Given indices $i < j < k \leq n$, elements $\alpha \neq \beta \neq \gamma \in X$, and permutations $\pi \neq \rho \neq \sigma \in G$, we say the permutations are syntactically transitive over $i, j, k$ if
- $\pi(i) = \alpha$ and $\pi(j) = \beta$
- $\rho(j) = \beta$ and $\rho(k) = \gamma$
- $\sigma(i) = \alpha $ and $\sigma(k) = \gamma$
and connected if there exists another permutation $\tau \in G$ such that
- $\tau(i) = \alpha$, $\tau(j) = \beta$ and $\tau(k) = \gamma$
For example, the first three permutations below are syntactically transitive over indices $1, 2, 3$ and connected by the fourth permutation
- $\mathbf{2~4}~1~3$
- $1~\mathbf{4~3}~2$
- $\mathbf{2}~1~\mathbf{3}~4$
- $\mathbf{2~4~3}~1$
For the group G, is it generally true that any set of syntactically transitive permutations is connected by another permutation in $G$?
Also, is there a more standard terminology for syntactically transitive and connected? I’ve been looking through papers on group theory, formal language theory, and combinatorics, but I haven’t been able to find anything relating to this concept.
No.
By conjugating $G$ by some element of $S_n$, we may assume that $i=1$, $j=2$, $k=3$, which makes notation easier.
Now set $\alpha=1$. Then $\pi$, $\sigma$ and any potential $\tau$ lie in the stabilizer $H=\mathrm{Stab}_G(1)$. Fix any two distinct, non-trivial $\pi,\sigma$ in $H$, and of course set $\beta=\pi(2)$ and $\gamma=\sigma(3)$.
Suppose that the $2$-point stabilizers are trivial.
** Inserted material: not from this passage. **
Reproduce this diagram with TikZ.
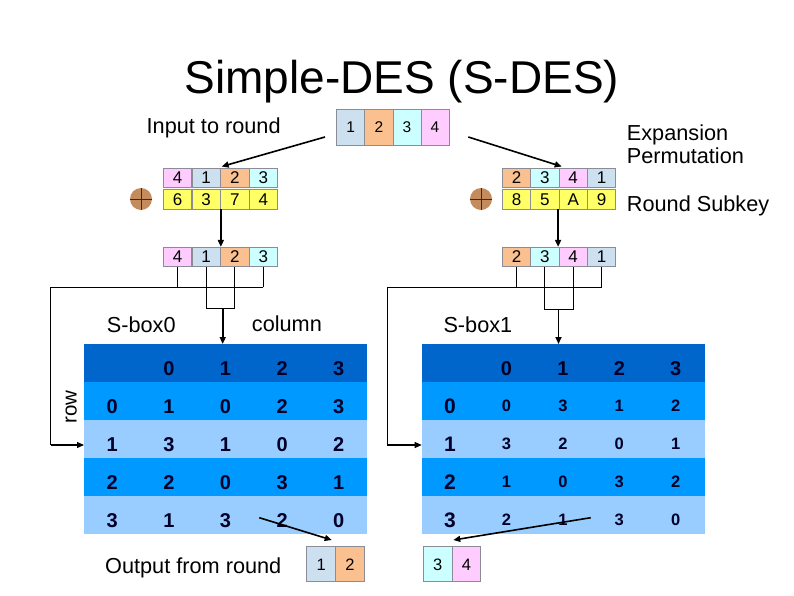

Then $\pi(2)\neq \sigma(2)$ because $\pi\neq\sigma$ and otherwise $\pi^{-1}\sigma$ fixes $1$ and $2$. Similarly, since $\pi(1)=\tau(1)$ and $\pi(2)=\tau(2)$, we must have $\pi=\tau$. But also we have $\sigma=\tau$ for the same reason. This is a clear contradiction.
So counterexamples are any groups where the two-point stabilizers are trivial, but $|H|>2$. Examples of these are sharply $2$-transitive groups.
(Edit: Note that the existence of $\rho$ is not required for this argument.)